Step six requires teachers to explicitly teach learners how to effectively manage and organise their learning, to help them become independent learners. Here we should teach cognitive strategies that have been shown to work by cognitive science and research. We could help them with memory strategies such as practice tests, spaced practice, elaborative interrogation of learning, self-explanation, interleaved-practice and so on. In this way we are developing cognition, motivation and metacognition that will all help our learners become more independent in understanding and managing their learning. The final step, number seven, is directed more at the management and leadership of schools, who need to ensure that teachers have the opportunity for high-level collaborative professional development that allows them to keep up-dating their knowledge and skills around metacognition. Providing they are supporting and giving teachers the opportunities they need to keep growing and developing their understandings, the report strongly recommends that SMTs then 'expect' these strategies to be implemented by teachers. A strong, but not unreasonable, stance, as long as everyone is delivering on their side of such an expectation.

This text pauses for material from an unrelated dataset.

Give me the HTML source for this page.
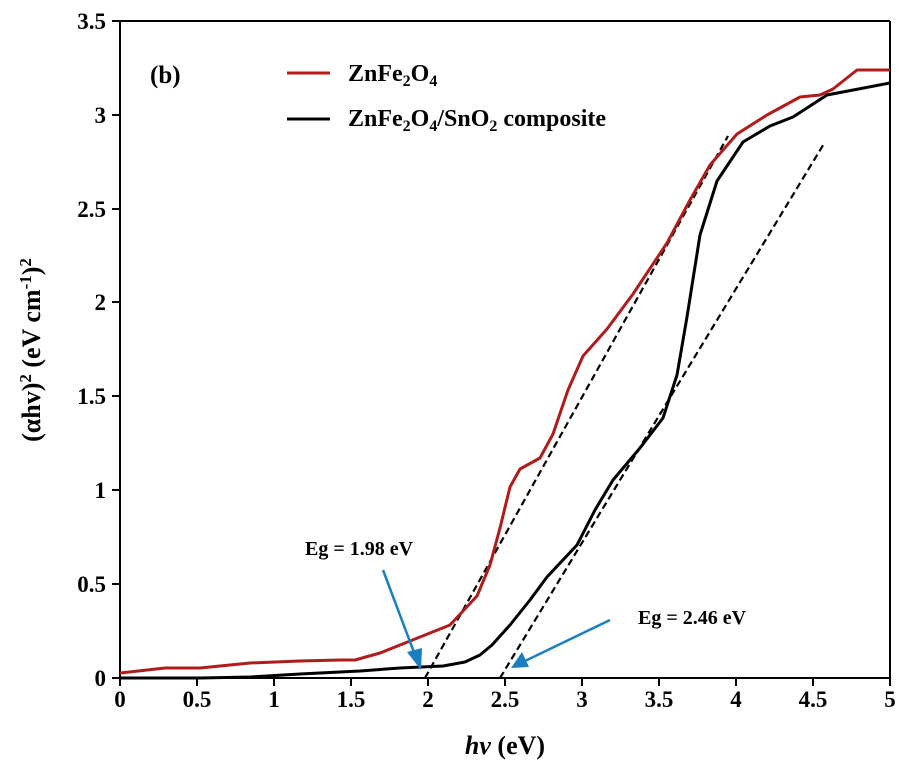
<!DOCTYPE html>
<html><head><meta charset="utf-8"><style>body{margin:0;background:#fff}svg text{font-family:"Liberation Serif",serif;font-weight:bold}</style></head><body>
<svg width="916" height="779" xmlns="http://www.w3.org/2000/svg">
<rect width="916" height="779" fill="#fff"/>
<g stroke="#000" stroke-width="2" fill="none">
<line x1="120" y1="21" x2="890" y2="21"/>
<line x1="120" y1="21" x2="120" y2="678"/>
<line x1="112" y1="678" x2="890" y2="678"/>
<line x1="890" y1="21" x2="890" y2="678"/>
</g>
<g stroke="#000" stroke-width="2">
<line x1="112" y1="21" x2="120" y2="21"/><line x1="112" y1="115" x2="120" y2="115"/><line x1="112" y1="209" x2="120" y2="209"/><line x1="112" y1="302" x2="120" y2="302"/><line x1="112" y1="396" x2="120" y2="396"/><line x1="112" y1="490" x2="120" y2="490"/><line x1="112" y1="584" x2="120" y2="584"/>
<line x1="120" y1="678" x2="120" y2="686"/><line x1="197" y1="678" x2="197" y2="686"/><line x1="274" y1="678" x2="274" y2="686"/><line x1="351" y1="678" x2="351" y2="686"/><line x1="428" y1="678" x2="428" y2="686"/><line x1="505" y1="678" x2="505" y2="686"/><line x1="582" y1="678" x2="582" y2="686"/><line x1="659" y1="678" x2="659" y2="686"/><line x1="736" y1="678" x2="736" y2="686"/><line x1="813" y1="678" x2="813" y2="686"/><line x1="890" y1="678" x2="890" y2="686"/>
</g>
<g font-size="23" text-anchor="end">
<text x="106" y="29">3.5</text><text x="106" y="123">3</text><text x="106" y="217">2.5</text><text x="106" y="310">2</text><text x="106" y="404">1.5</text><text x="106" y="498">1</text><text x="106" y="592">0.5</text><text x="106" y="686">0</text>
</g>
<g font-size="23" text-anchor="middle">
<text x="120" y="707">0</text><text x="197" y="707">0.5</text><text x="274" y="707">1</text><text x="351" y="707">1.5</text><text x="428" y="707">2</text><text x="505" y="707">2.5</text><text x="582" y="707">3</text><text x="659" y="707">3.5</text><text x="736" y="707">4</text><text x="813" y="707">4.5</text><text x="890" y="707">5</text>
</g>
<text x="505" y="754" font-size="26" text-anchor="middle"><tspan font-style="italic">hv</tspan> (eV)</text>
<text transform="translate(40,350) rotate(-90)" font-size="26" text-anchor="middle">(αhv)<tspan font-size="17" dy="-9">2</tspan><tspan dy="9"> (eV cm</tspan><tspan font-size="17" dy="-9">-1</tspan><tspan dy="9">)</tspan><tspan font-size="17" dy="-9">2</tspan></text>
<text x="150" y="83" font-size="25">(b)</text>
<line x1="287" y1="73" x2="330" y2="73" stroke="#b01c1c" stroke-width="3"/>
<line x1="287" y1="119" x2="330" y2="119" stroke="#000" stroke-width="3"/>
<text x="348" y="81" font-size="24">ZnFe<tspan font-size="16" dy="5">2</tspan><tspan dy="-5">O</tspan><tspan font-size="16" dy="5">4</tspan></text>
<text x="348" y="126" font-size="24">ZnFe<tspan font-size="16" dy="5">2</tspan><tspan dy="-5">O</tspan><tspan font-size="16" dy="5">4</tspan><tspan dy="-5">/SnO</tspan><tspan font-size="16" dy="5">2</tspan><tspan dy="-5"> composite</tspan></text>
<g stroke="#000" stroke-width="2.2" stroke-dasharray="7,4">
<line x1="425" y1="678" x2="728" y2="136"/>
<line x1="500" y1="678" x2="825" y2="142"/>
</g>
<polyline fill="none" stroke="#b01c1c" stroke-width="3" stroke-linejoin="round" points="120,673 165,668 200,668 250,663 300,661 340,660 355,660 380,653 400,645 420,637 450,625 477,596 490,565 500,528 510,487 520,469 540,458 553,434 568,390 583,356 607,329 633,294 667,243 690,200 710,165 737,134 767,115 800,97 820,95 833,89 857,70 890,70"/>
<polyline fill="none" stroke="#000" stroke-width="3" stroke-linejoin="round" points="120,678 200,678 250,677 300,674 360,671 400,668 443,666 465,662 480,655 492,645 510,625 530,600 547,577 577,545 595,510 613,480 640,448 663,418 677,375 687,317 700,235 717,181 743,142 770,126 793,117 827,95 890,83"/>
<g stroke="#1a7fc1" stroke-width="2.5" fill="#1a7fc1">
<line x1="383" y1="570" x2="415" y2="655"/>
<polygon points="421,670 407,652 422,648" stroke="none"/>
<line x1="610" y1="620" x2="525" y2="661"/>
<polygon points="511,668 522,652 529,667" stroke="none"/>
</g>
<text x="305" y="555" font-size="20">Eg = 1.98 eV</text>
<text x="638" y="624" font-size="20">Eg = 2.46 eV</text>
</svg>
</body></html>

I think that the above gives schools a guide as to how they may really get going with developing metacognition in teachers and learners. It can soon be made systematic and continuous, then can be built on as confidence, knowledge and experience increases. There can be great benefits for our learners if we do this right, and get it right for all our learners. I have identified some of these as follows:

  • Raised attainment and achievement for all learners, especially for those most disadvantaged otherwise
  • The closing of gaps caused by disadvantage
  • The development of independent learners earlier
  • Learners who better understand themselves as learners, and how to improve
  • The development of self-regulation and agency in learners
  • Deep impactful change embedded in teacher practice and thinking
  • Schools working collaboratively with a focus on thinking and learning
There may well be others, but I think they are all worth thinking about!